Your task » Write out each line of the listing as it stands, without the images.

Source material »
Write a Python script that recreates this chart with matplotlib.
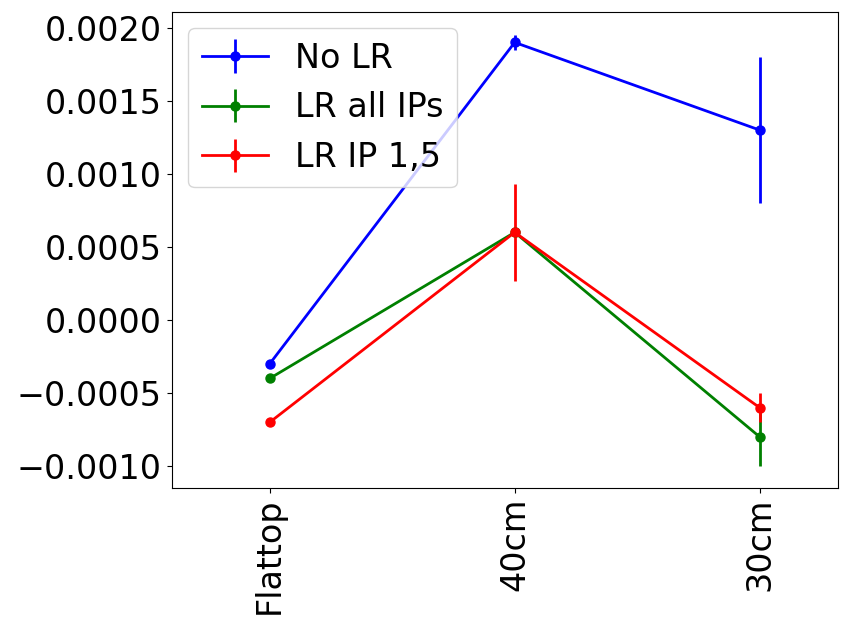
import matplotlib.pyplot as plt

# optics configurations
labels = ['Flattop', '40cm', '30cm']
x = [0, 1, 2]

no_lr = [-0.0003, 0.0019, 0.0013]
no_lr_err = [0.00001, 0.00005, 0.0005]
lr_all = [-0.0004, 0.0006, -0.0008]
lr_all_err = [0.00001, 0.00001, 0.0002]
lr_ip15 = [-0.0007, 0.0006, -0.0006]
lr_ip15_err = [0.00001, 0.00033, 0.0001]

fig = plt.figure(figsize=(8.5, 6.17), dpi=100)
ax = fig.add_axes([0.202, 0.209, 0.784, 0.772])

ax.errorbar(x, no_lr, yerr=no_lr_err, color='blue', marker='o', lw=2, elinewidth=2, markersize=6.5, label='No LR')
ax.errorbar(x, lr_all, yerr=lr_all_err, color='green', marker='o', lw=2, elinewidth=2, markersize=6.5, label='LR all IPs')
ax.errorbar(x, lr_ip15, yerr=lr_ip15_err, color='red', marker='o', lw=2, elinewidth=2, markersize=6.5, label='LR IP 1,5')

ax.set_xticks(x)
ax.set_xticklabels(labels, rotation=90)
ax.set_xlim(-0.4, 2.32)
ax.set_ylim(-0.00115, 0.00211)
ax.tick_params(labelsize=24)
ax.legend(fontsize=24, loc='upper left')

fig.savefig('out.png')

Written response »
Write a Python script that recreates this chart with matplotlib.
import matplotlib.pyplot as plt

# optics configurations
labels = ['Flattop', '40cm', '30cm']
x = [0, 1, 2]

no_lr = [-0.0003, 0.0019, 0.0013]
no_lr_err = [0.00001, 0.00005, 0.0005]
lr_all = [-0.0004, 0.0006, -0.0008]
lr_all_err = [0.00001, 0.00001, 0.0002]
lr_ip15 = [-0.0007, 0.0006, -0.0006]
lr_ip15_err = [0.00001, 0.00033, 0.0001]

fig = plt.figure(figsize=(8.5, 6.17), dpi=100)
ax = fig.add_axes([0.202, 0.209, 0.784, 0.772])

ax.errorbar(x, no_lr, yerr=no_lr_err, color='blue', marker='o', lw=2, elinewidth=2, markersize=6.5, label='No LR')
ax.errorbar(x, lr_all, yerr=lr_all_err, color='green', marker='o', lw=2, elinewidth=2, markersize=6.5, label='LR all IPs')
ax.errorbar(x, lr_ip15, yerr=lr_ip15_err, color='red', marker='o', lw=2, elinewidth=2, markersize=6.5, label='LR IP 1,5')

ax.set_xticks(x)
ax.set_xticklabels(labels, rotation=90)
ax.set_xlim(-0.4, 2.32)
ax.set_ylim(-0.00115, 0.00211)
ax.tick_params(labelsize=24)
ax.legend(fontsize=24, loc='upper left')

fig.savefig('out.png')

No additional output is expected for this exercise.